Dataset extract:
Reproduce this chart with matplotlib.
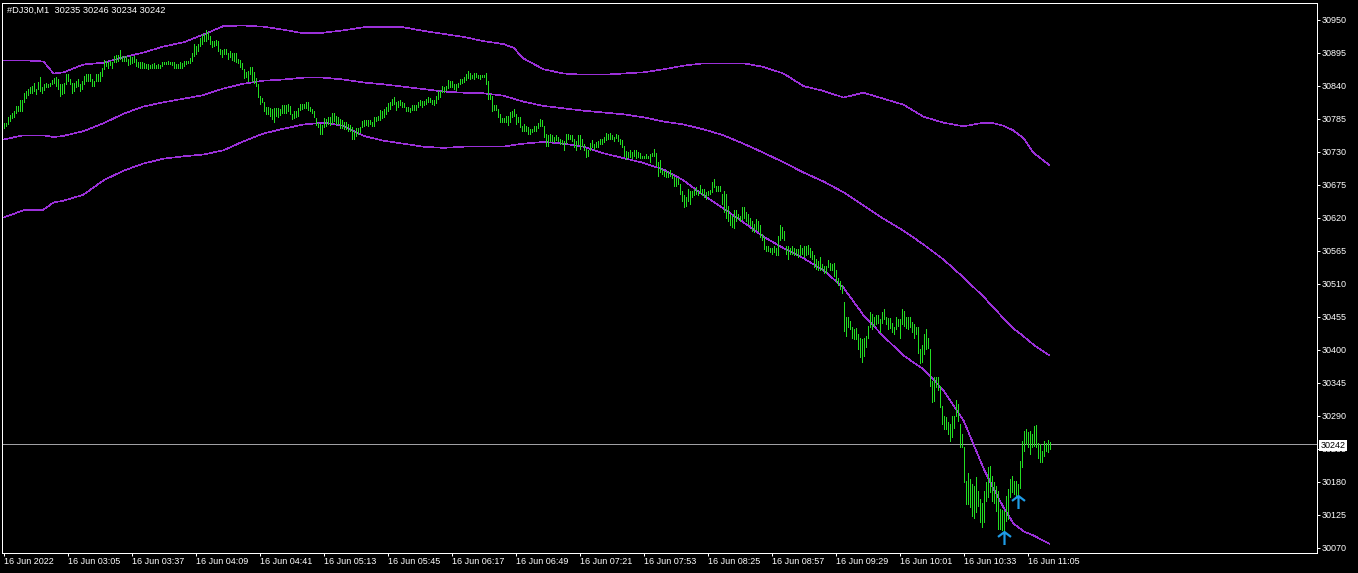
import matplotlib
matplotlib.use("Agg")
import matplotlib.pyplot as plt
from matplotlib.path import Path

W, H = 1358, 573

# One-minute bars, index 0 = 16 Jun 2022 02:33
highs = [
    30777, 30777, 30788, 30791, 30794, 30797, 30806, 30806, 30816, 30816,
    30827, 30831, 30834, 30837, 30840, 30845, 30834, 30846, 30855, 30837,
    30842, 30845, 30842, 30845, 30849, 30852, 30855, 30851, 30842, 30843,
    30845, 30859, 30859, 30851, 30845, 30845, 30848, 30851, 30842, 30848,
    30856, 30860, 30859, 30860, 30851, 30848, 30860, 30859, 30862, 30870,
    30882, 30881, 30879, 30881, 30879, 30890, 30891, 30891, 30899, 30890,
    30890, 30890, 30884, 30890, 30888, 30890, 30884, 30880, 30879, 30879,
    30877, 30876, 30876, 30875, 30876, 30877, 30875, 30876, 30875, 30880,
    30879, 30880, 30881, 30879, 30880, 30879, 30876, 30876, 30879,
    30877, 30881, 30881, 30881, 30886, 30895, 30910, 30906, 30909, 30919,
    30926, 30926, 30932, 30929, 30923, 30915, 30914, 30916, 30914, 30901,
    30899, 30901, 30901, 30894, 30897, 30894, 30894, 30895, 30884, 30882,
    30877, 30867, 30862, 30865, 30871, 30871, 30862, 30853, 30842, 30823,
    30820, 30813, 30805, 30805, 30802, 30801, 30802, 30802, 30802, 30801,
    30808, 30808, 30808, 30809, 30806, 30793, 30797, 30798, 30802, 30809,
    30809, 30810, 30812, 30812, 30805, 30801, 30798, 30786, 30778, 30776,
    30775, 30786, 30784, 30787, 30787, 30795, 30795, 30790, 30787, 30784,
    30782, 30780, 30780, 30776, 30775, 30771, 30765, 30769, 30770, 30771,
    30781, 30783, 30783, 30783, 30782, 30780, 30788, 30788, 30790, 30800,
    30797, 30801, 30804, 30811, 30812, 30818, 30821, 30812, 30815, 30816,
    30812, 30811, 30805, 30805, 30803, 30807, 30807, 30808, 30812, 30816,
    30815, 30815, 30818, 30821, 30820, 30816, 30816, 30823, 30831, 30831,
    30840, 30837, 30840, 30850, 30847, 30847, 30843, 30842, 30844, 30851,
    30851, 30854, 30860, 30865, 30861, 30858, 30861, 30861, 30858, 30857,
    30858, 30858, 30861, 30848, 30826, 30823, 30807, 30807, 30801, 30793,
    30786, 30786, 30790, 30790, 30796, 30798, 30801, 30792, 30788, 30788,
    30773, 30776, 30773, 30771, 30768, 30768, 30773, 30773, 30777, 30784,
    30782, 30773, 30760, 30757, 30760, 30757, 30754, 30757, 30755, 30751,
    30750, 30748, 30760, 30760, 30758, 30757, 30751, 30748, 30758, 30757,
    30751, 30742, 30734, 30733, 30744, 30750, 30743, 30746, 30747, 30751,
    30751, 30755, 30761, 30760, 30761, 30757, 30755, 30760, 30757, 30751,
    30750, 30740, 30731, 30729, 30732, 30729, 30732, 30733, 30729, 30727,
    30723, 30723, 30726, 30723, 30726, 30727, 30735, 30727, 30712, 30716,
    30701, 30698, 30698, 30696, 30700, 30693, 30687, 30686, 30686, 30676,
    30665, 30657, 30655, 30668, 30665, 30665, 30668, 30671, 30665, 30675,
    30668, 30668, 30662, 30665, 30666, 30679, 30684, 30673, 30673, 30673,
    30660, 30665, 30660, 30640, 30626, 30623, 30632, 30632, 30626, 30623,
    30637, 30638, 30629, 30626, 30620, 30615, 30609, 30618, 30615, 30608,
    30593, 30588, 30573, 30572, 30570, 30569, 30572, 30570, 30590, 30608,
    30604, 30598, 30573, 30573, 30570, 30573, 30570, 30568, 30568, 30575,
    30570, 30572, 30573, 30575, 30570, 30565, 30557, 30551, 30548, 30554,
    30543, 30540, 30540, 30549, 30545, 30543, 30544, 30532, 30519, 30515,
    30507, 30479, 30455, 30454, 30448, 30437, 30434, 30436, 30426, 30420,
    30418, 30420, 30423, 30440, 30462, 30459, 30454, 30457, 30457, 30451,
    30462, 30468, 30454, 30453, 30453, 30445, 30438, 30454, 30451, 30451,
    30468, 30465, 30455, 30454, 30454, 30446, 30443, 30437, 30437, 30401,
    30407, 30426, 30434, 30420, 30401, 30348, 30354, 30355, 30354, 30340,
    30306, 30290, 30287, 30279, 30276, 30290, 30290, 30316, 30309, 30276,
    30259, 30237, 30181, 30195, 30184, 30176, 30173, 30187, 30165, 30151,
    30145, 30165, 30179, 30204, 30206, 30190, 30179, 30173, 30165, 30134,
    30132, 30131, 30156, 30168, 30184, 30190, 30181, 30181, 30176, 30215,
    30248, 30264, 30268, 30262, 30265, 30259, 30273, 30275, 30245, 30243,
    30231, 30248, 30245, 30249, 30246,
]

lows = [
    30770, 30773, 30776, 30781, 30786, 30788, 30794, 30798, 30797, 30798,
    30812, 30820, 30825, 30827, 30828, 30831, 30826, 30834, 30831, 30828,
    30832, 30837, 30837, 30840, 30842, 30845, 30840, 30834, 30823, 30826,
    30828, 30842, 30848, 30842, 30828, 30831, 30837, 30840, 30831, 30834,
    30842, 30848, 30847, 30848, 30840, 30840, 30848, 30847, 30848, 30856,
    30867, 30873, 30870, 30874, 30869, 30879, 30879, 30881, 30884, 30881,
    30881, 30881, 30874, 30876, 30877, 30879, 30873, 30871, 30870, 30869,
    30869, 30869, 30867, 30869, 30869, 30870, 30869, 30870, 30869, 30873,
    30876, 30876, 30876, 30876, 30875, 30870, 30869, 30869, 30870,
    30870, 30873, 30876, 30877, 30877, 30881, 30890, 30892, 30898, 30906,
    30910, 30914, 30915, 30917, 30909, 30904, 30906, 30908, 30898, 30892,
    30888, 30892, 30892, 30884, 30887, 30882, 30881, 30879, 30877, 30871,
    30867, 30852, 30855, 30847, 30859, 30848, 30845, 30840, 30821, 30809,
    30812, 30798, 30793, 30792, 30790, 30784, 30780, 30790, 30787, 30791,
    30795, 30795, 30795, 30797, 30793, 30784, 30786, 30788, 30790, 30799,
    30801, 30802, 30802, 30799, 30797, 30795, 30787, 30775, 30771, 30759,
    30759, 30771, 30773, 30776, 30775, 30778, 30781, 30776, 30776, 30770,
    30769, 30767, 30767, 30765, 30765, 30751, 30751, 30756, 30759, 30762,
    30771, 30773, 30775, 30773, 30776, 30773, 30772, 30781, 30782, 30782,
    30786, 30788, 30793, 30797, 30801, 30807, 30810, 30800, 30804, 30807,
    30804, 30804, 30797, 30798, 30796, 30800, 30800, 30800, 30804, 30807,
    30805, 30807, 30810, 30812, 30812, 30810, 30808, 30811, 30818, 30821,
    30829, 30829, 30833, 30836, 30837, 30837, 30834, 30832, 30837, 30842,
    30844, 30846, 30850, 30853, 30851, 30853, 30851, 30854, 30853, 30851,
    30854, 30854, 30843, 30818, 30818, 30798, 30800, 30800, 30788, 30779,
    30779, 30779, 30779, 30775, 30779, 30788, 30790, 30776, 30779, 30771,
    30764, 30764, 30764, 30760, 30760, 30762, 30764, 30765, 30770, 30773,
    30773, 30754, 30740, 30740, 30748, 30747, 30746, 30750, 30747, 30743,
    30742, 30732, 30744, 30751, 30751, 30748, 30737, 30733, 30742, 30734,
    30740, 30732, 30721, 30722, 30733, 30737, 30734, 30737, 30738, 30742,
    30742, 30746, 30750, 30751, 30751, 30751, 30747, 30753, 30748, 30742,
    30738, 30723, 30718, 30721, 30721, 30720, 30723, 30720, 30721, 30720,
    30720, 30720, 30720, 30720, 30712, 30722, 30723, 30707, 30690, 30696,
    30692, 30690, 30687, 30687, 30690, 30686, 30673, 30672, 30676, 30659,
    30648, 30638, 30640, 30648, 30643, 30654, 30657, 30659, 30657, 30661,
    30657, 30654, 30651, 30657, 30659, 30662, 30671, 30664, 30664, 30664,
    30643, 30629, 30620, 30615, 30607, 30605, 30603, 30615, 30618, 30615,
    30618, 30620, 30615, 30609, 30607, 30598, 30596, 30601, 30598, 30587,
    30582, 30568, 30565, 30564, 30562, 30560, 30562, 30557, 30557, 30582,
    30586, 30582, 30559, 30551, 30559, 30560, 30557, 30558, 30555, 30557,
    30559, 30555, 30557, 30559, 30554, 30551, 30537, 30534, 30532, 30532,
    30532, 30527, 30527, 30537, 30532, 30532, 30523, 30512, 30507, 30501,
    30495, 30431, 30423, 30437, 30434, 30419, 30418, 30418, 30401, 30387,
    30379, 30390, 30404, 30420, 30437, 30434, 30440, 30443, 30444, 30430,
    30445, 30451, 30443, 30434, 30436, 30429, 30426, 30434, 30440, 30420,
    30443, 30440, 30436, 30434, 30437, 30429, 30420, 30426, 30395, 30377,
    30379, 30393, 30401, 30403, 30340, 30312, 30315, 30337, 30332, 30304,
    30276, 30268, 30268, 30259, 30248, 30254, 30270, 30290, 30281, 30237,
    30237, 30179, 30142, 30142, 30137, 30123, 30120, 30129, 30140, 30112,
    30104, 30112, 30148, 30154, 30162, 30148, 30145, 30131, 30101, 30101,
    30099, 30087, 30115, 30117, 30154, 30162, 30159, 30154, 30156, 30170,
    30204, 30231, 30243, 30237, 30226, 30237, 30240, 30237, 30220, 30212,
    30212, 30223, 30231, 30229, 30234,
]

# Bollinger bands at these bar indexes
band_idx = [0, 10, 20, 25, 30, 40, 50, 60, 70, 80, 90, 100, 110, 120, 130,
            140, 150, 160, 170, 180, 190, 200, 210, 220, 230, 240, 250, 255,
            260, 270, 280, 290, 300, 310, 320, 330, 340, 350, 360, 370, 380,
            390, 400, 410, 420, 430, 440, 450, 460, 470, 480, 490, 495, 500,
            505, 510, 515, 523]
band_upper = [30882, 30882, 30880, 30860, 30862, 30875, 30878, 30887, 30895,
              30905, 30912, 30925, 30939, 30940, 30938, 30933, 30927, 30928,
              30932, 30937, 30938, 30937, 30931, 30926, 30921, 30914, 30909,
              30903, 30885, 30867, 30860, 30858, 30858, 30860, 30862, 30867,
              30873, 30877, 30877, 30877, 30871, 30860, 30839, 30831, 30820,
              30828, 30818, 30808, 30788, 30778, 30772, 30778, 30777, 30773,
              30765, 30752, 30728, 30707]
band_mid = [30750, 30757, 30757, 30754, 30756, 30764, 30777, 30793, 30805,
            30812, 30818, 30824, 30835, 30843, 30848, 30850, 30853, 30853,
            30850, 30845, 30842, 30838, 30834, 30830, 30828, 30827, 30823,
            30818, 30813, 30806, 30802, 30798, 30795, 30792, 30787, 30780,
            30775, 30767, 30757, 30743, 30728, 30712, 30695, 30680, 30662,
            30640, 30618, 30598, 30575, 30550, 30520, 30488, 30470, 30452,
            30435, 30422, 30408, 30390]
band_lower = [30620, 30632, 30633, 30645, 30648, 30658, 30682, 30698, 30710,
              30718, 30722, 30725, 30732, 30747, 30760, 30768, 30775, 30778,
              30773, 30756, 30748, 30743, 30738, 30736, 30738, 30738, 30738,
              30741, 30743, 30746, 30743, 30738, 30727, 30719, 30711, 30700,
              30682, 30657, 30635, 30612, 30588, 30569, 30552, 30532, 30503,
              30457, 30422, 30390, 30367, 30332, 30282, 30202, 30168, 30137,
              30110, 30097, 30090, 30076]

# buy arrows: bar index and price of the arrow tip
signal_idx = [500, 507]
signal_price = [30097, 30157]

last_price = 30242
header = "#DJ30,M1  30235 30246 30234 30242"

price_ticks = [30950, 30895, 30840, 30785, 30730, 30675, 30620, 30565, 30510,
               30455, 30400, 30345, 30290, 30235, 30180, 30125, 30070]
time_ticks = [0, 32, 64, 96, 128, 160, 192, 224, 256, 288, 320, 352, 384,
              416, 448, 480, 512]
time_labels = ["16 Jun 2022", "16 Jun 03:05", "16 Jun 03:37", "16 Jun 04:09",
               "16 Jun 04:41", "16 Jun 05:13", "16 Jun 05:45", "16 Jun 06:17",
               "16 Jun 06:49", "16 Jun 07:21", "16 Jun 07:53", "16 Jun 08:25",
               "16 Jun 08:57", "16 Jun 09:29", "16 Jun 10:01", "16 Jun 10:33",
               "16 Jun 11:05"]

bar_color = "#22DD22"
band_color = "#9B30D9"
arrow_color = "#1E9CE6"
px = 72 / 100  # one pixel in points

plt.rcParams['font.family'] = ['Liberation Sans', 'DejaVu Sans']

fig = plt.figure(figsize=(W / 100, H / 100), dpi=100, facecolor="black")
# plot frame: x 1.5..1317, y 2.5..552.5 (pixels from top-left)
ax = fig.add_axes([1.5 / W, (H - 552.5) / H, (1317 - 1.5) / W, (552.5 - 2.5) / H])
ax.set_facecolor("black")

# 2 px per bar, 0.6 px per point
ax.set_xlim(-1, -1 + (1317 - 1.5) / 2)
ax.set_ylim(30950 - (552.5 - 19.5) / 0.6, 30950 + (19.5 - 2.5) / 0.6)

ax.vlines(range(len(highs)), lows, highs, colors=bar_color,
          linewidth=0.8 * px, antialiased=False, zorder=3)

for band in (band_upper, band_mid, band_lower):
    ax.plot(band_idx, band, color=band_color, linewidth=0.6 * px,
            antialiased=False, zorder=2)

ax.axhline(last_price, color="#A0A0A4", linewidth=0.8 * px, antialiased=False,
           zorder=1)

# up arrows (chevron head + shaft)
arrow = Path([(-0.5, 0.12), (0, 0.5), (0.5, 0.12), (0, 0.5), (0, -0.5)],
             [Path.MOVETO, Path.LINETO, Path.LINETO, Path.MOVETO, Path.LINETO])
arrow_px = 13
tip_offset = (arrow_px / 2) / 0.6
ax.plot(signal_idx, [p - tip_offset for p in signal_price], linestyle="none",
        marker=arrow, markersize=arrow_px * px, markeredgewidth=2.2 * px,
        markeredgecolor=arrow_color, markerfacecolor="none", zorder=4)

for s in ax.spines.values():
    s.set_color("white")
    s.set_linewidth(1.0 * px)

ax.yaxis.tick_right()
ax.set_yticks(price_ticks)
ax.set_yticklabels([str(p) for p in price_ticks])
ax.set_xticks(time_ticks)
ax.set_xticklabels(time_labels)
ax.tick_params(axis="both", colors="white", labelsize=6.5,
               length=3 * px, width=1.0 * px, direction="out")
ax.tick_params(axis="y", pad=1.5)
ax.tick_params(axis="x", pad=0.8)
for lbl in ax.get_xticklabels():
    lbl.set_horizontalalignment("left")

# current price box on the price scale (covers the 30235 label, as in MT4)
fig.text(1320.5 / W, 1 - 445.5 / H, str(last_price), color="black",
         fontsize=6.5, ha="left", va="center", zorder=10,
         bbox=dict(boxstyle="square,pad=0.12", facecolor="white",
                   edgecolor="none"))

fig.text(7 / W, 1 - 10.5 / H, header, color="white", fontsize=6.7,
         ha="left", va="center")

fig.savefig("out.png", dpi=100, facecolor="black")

Work to do: Exactly as they appear, print the lines of the listing above from its first line through the line that contains "W, H = 1358, 573", minus the pictures.

Answer to this problem:
Reproduce this chart with matplotlib.
import matplotlib
matplotlib.use("Agg")
import matplotlib.pyplot as plt
from matplotlib.path import Path

W, H = 1358, 573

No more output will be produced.